The ability to control and detect AFM memory states is imperative for AFM spintronics, and accordingly, magnetocrystalline anisotropy has been exploited as a generic foundation for manipulating AFM states^17,18. As controlled anisotropy provides an exceptional opportunity for extensive spintronic applications^17,19, anisotropic magnetoresistance (AMR) has been adopted to detect the various resistive states associated with crystal axes^20,21,22,23. Nonetheless, in several cases, an intricate stacking geometry with additional reference layers is required to achieve unified spintronic functionality^24,25.

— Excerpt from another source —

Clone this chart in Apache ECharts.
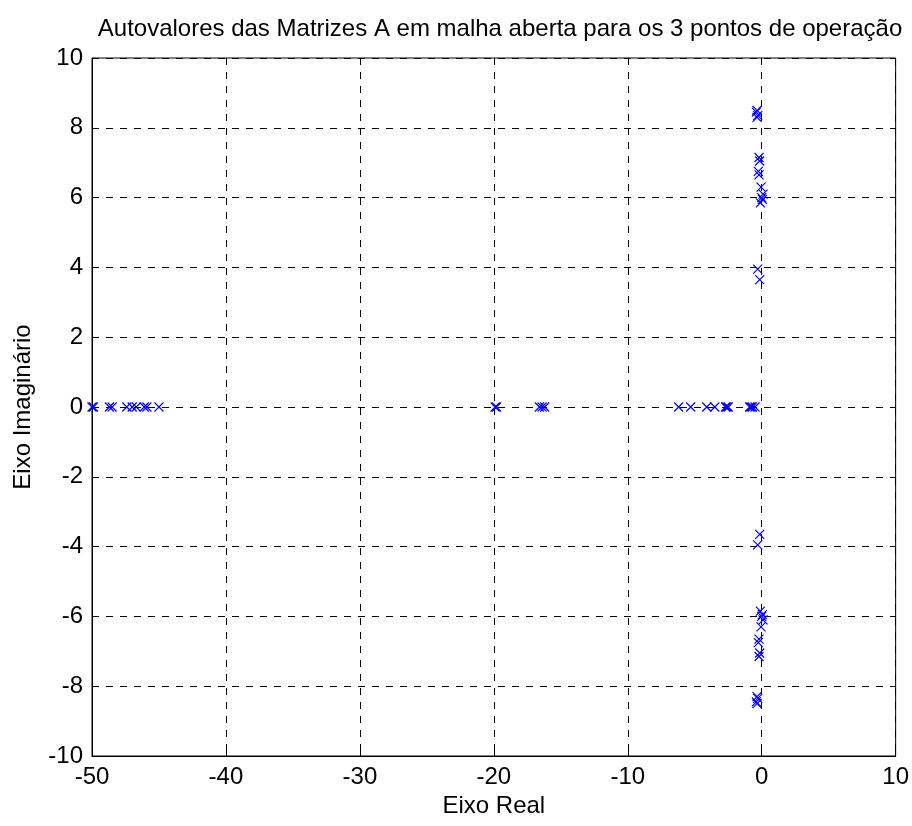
<!DOCTYPE html>
<html>
<head>
<meta charset="utf-8">
<script src="https://cdn.jsdelivr.net/npm/echarts@6/dist/echarts.min.js"></script>
<style>html,body{margin:0;padding:0;background:#fff;}#c{width:912px;height:826px;}</style>
</head>
<body>
<div id="c"></div>
<script>
// Eigenvalues on the real axis (real part)
var realEigs = [-50.0, -49.9, -48.7, -48.5, -47.4, -47.0, -46.7, -46.1, -45.9, -45.0,
  -19.9, -19.8, -16.6, -16.4, -16.2,
  -6.2, -5.3, -4.1, -3.5, -2.7, -2.6, -2.5, -0.9, -0.8, -0.7, -0.5];
// Complex eigenvalues (upper half): real parts and imaginary parts
var cplxReal = [-0.35, -0.4, -0.3, -0.35, -0.2, -0.15, -0.25, -0.2, -0.05, 0.1, 0.0, -0.1, 0.05, -0.3, -0.15];
var cplxImag = [8.5, 8.45, 8.35, 8.3, 7.15, 7.05, 6.75, 6.65, 6.3, 6.1, 6.0, 5.85, 5.95, 3.95, 3.65];
var xTicks = [-50, -40, -30, -20, -10, 0, 10];
var yTicks = [-10, -8, -6, -4, -2, 0, 2, 4, 6, 8, 10];

var pts = [];
realEigs.forEach(function (r) { pts.push([r, 0]); });
cplxReal.forEach(function (r, i) { pts.push([r, cplxImag[i]]); pts.push([r, -cplxImag[i]]); });

var chart = echarts.init(document.getElementById('c'));
var font = 'Liberation Sans, Arial, sans-serif';
chart.setOption({
  animation: false,
  title: {
    text: 'Autovalores das Matrizes A em malha aberta para os 3 pontos de operação',
    left: 495, top: 12, textAlign: 'center',
    textStyle: { fontFamily: font, fontSize: 24, fontWeight: 'normal', color: '#000' }
  },
  grid: { left: 92, right: 15, top: 58, bottom: 70, show: true, borderColor: '#000', borderWidth: 1 },
  xAxis: {
    type: 'value', min: xTicks[0], max: xTicks[xTicks.length - 1], interval: 10,
    name: 'Eixo Real', nameLocation: 'middle', nameGap: 38,
    nameTextStyle: { fontFamily: font, fontSize: 24, color: '#000' },
    axisLine: { show: true, onZero: false, lineStyle: { color: '#000' } },
    axisTick: { show: true, inside: true, length: 5, lineStyle: { color: '#000' } },
    axisLabel: { fontFamily: font, fontSize: 24, color: '#000', margin: 9 },
    splitLine: { show: true, lineStyle: { color: '#000', type: [7, 7], width: 1 } }
  },
  yAxis: {
    type: 'value', min: yTicks[0], max: yTicks[yTicks.length - 1], interval: 2,
    name: 'Eixo Imaginário', nameLocation: 'middle', nameGap: 57, nameRotate: 90,
    nameTextStyle: { fontFamily: font, fontSize: 24, color: '#000' },
    axisLine: { show: true, onZero: false, lineStyle: { color: '#000' } },
    axisTick: { show: true, inside: true, length: 5, lineStyle: { color: '#000' } },
    axisLabel: { fontFamily: font, fontSize: 24, color: '#000', margin: 9 },
    splitLine: { show: true, lineStyle: { color: '#000', type: [7, 7], width: 1 } }
  },
  series: [{
    type: 'scatter',
    data: pts,
    symbol: 'path://M0,0L10,10M10,0L0,10',
    symbolSize: 9,
    itemStyle: { color: 'none', borderColor: '#0000ff', borderWidth: 1.2, opacity: 1 }
  }]
});
</script>
</body>
</html>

Helimagnets exhibit a prototypical noncollinear spin structure in which the spin direction is spatially rotated in the plane, whereas the rotation axis is parallel to the propagation direction²⁶. In principle, helimagnets are noncollinear antiferromagnets that correspond to the zero net moment inherent in rotating spins. Thus, helimagnets offer the same advantages as antiferromagnets, such as the absence of a stray field and the features of intrinsically fast spin dynamics^27,28,29. Despite these merits, a crucial problem with noncollinear AFM spintronics is the establishment of controllable factors and mechanisms for the anisotropy of noncollinear spin configurations. Specifically, the lack of a comprehensive understanding of AMR affects its control and application in spintronic devices. In this research, we demonstrate that the helix-to-fan transition induces a sign reversal of the AMR in a helical antiferromagnet of EuCo₂As₂ (ECA). Moreover, we verified the electrically discernible dual magnetic phases producing the alterable sign of the AFM memory state through both experimental and theoretical methods. In addition, we identified diverse AFM memory states relevant to the development of the spin structure under magnetic fields, which facilitates AFM spintronics based on noncollinear antiferromagnets.

Materials and methods

Sample preparation

The ECA single crystals were grown following the flux method with Sn flux³⁰. Eu (99.9%, Alfa Aesar), Co (99.5%, Alfa Aesar), As (99.999%, Sigma Aldrich), and Sn (99.995%, Alfa Aesar) were mixed at a 1.05:2:2:15 molar ratio of Eu:Co:As:Sn. The mixture was placed in an alumina crucible sealed in an air-evacuated quartz tube. The quartz tube was placed in a high-temperature furnace at 1050 °C for 20 h and thereafter gradually cooled to 600 °C at a rate of 3.75 °C/h. At 600 °C, the incorporation of the remaining Sn flux in the crystals was prevented by using a centrifuge composed of stainless steel, while the quartz tube was cooled to room temperature. Ultimately, we obtained crystals with typical dimensions of 1.5 × 1.5 × 0.1 mm³.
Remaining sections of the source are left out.